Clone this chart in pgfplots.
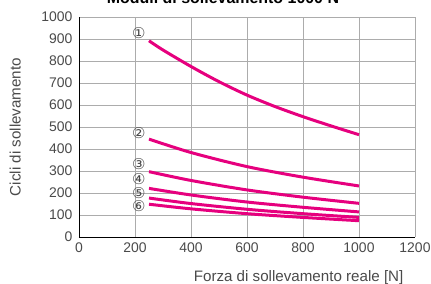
\documentclass[border=0pt]{standalone}
\usepackage{fontspec}
\setmainfont{Liberation Sans}
\newfontfamily\djv{DejaVu Sans}
\usepackage{pgfplots}
\pgfplotsset{compat=1.18}
\definecolor{mag}{HTML}{E6007E}
\definecolor{txt}{HTML}{4A4A4A}
\begin{document}
\begin{tikzpicture}
\begin{axis}[
  at={(0bp,0bp)}, anchor=south west,
  scale only axis, width=336bp, height=220bp,
  xmin=0, xmax=1200, ymin=0, ymax=1000,
  xtick={0,200,...,1200}, ytick={0,100,...,1000},
  axis x line=bottom, axis y line=left,
  axis line style={black, line width=0.9pt, -},
  major tick length=0pt,
  grid=major, grid style={gray!65, line width=0.6pt},
  /pgf/number format/assume math mode=true,
  /pgf/number format/set thousands separator={},
  tick label style={font=\fontsize{14}{16}\selectfont, text=txt},
  yticklabel style={xshift=-3bp},
  xticklabel style={yshift=-2bp},
  xlabel={Forza di sollevamento reale [N]},
  ylabel={Cicli di sollevamento},
  label style={font=\fontsize{15.2}{17}\selectfont, text=txt},
  xlabel style={at={(axis description cs:0.976,0)}, anchor=base east, yshift=-44bp},
  ylabel style={at={(axis description cs:-0.19,0.5)}, anchor=center},
  clip=false,
]
\addplot[mag, line width=3bp, smooth] coordinates {(250,892) (300,850) (400,775) (500,706) (600,645) (700,593) (800,547) (900,505) (1000,465)};
\addplot[mag, line width=3bp, smooth] coordinates {(250,445) (400,384) (600,320) (800,272) (1000,232)};
\addplot[mag, line width=3bp, smooth] coordinates {(250,297) (400,257) (600,214) (800,181) (1000,153)};
\addplot[mag, line width=3bp, smooth] coordinates {(250,221) (400,191) (600,159) (800,135) (1000,114)};
\addplot[mag, line width=3bp, smooth] coordinates {(250,177) (400,152) (600,126) (800,106) (1000,89)};
\addplot[mag, line width=3bp, smooth] coordinates {(250,149) (400,128) (600,106) (800,89) (1000,74)};
\node[inner sep=0pt, font=\djv\fontsize{15}{16}\selectfont, text=txt] at (axis cs:214,926) {①};
\node[inner sep=0pt, font=\djv\fontsize{15}{16}\selectfont, text=txt] at (axis cs:214,471) {②};
\node[inner sep=0pt, font=\djv\fontsize{15}{16}\selectfont, text=txt] at (axis cs:214,330) {③};
\node[inner sep=0pt, font=\djv\fontsize{15}{16}\selectfont, text=txt] at (axis cs:214,262) {④};
\node[inner sep=0pt, font=\djv\fontsize{15}{16}\selectfont, text=txt] at (axis cs:214,199) {⑤};
\node[inner sep=0pt, font=\djv\fontsize{15}{16}\selectfont, text=txt] at (axis cs:214,141) {⑥};
\end{axis}
\node[anchor=base, font=\bfseries\fontsize{16}{18}\selectfont, text=black] at (144bp,233.5bp) {Moduli di sollevamento 1000 N};
\pgfresetboundingbox
\useasboundingbox (-79bp,-47bp) rectangle (352bp,237bp);
\end{tikzpicture}
\end{document}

☆ ☆ ☆ ☆ ☆

Directive.
Repeat all of the data above word for word, minus the pictures.

Full answer.
Clone this chart in pgfplots.
\documentclass[border=0pt]{standalone}
\usepackage{fontspec}
\setmainfont{Liberation Sans}
\newfontfamily\djv{DejaVu Sans}
\usepackage{pgfplots}
\pgfplotsset{compat=1.18}
\definecolor{mag}{HTML}{E6007E}
\definecolor{txt}{HTML}{4A4A4A}
\begin{document}
\begin{tikzpicture}
\begin{axis}[
  at={(0bp,0bp)}, anchor=south west,
  scale only axis, width=336bp, height=220bp,
  xmin=0, xmax=1200, ymin=0, ymax=1000,
  xtick={0,200,...,1200}, ytick={0,100,...,1000},
  axis x line=bottom, axis y line=left,
  axis line style={black, line width=0.9pt, -},
  major tick length=0pt,
  grid=major, grid style={gray!65, line width=0.6pt},
  /pgf/number format/assume math mode=true,
  /pgf/number format/set thousands separator={},
  tick label style={font=\fontsize{14}{16}\selectfont, text=txt},
  yticklabel style={xshift=-3bp},
  xticklabel style={yshift=-2bp},
  xlabel={Forza di sollevamento reale [N]},
  ylabel={Cicli di sollevamento},
  label style={font=\fontsize{15.2}{17}\selectfont, text=txt},
  xlabel style={at={(axis description cs:0.976,0)}, anchor=base east, yshift=-44bp},
  ylabel style={at={(axis description cs:-0.19,0.5)}, anchor=center},
  clip=false,
]
\addplot[mag, line width=3bp, smooth] coordinates {(250,892) (300,850) (400,775) (500,706) (600,645) (700,593) (800,547) (900,505) (1000,465)};
\addplot[mag, line width=3bp, smooth] coordinates {(250,445) (400,384) (600,320) (800,272) (1000,232)};
\addplot[mag, line width=3bp, smooth] coordinates {(250,297) (400,257) (600,214) (800,181) (1000,153)};
\addplot[mag, line width=3bp, smooth] coordinates {(250,221) (400,191) (600,159) (800,135) (1000,114)};
\addplot[mag, line width=3bp, smooth] coordinates {(250,177) (400,152) (600,126) (800,106) (1000,89)};
\addplot[mag, line width=3bp, smooth] coordinates {(250,149) (400,128) (600,106) (800,89) (1000,74)};
\node[inner sep=0pt, font=\djv\fontsize{15}{16}\selectfont, text=txt] at (axis cs:214,926) {①};
\node[inner sep=0pt, font=\djv\fontsize{15}{16}\selectfont, text=txt] at (axis cs:214,471) {②};
\node[inner sep=0pt, font=\djv\fontsize{15}{16}\selectfont, text=txt] at (axis cs:214,330) {③};
\node[inner sep=0pt, font=\djv\fontsize{15}{16}\selectfont, text=txt] at (axis cs:214,262) {④};
\node[inner sep=0pt, font=\djv\fontsize{15}{16}\selectfont, text=txt] at (axis cs:214,199) {⑤};
\node[inner sep=0pt, font=\djv\fontsize{15}{16}\selectfont, text=txt] at (axis cs:214,141) {⑥};
\end{axis}
\node[anchor=base, font=\bfseries\fontsize{16}{18}\selectfont, text=black] at (144bp,233.5bp) {Moduli di sollevamento 1000 N};
\pgfresetboundingbox
\useasboundingbox (-79bp,-47bp) rectangle (352bp,237bp);
\end{tikzpicture}
\end{document}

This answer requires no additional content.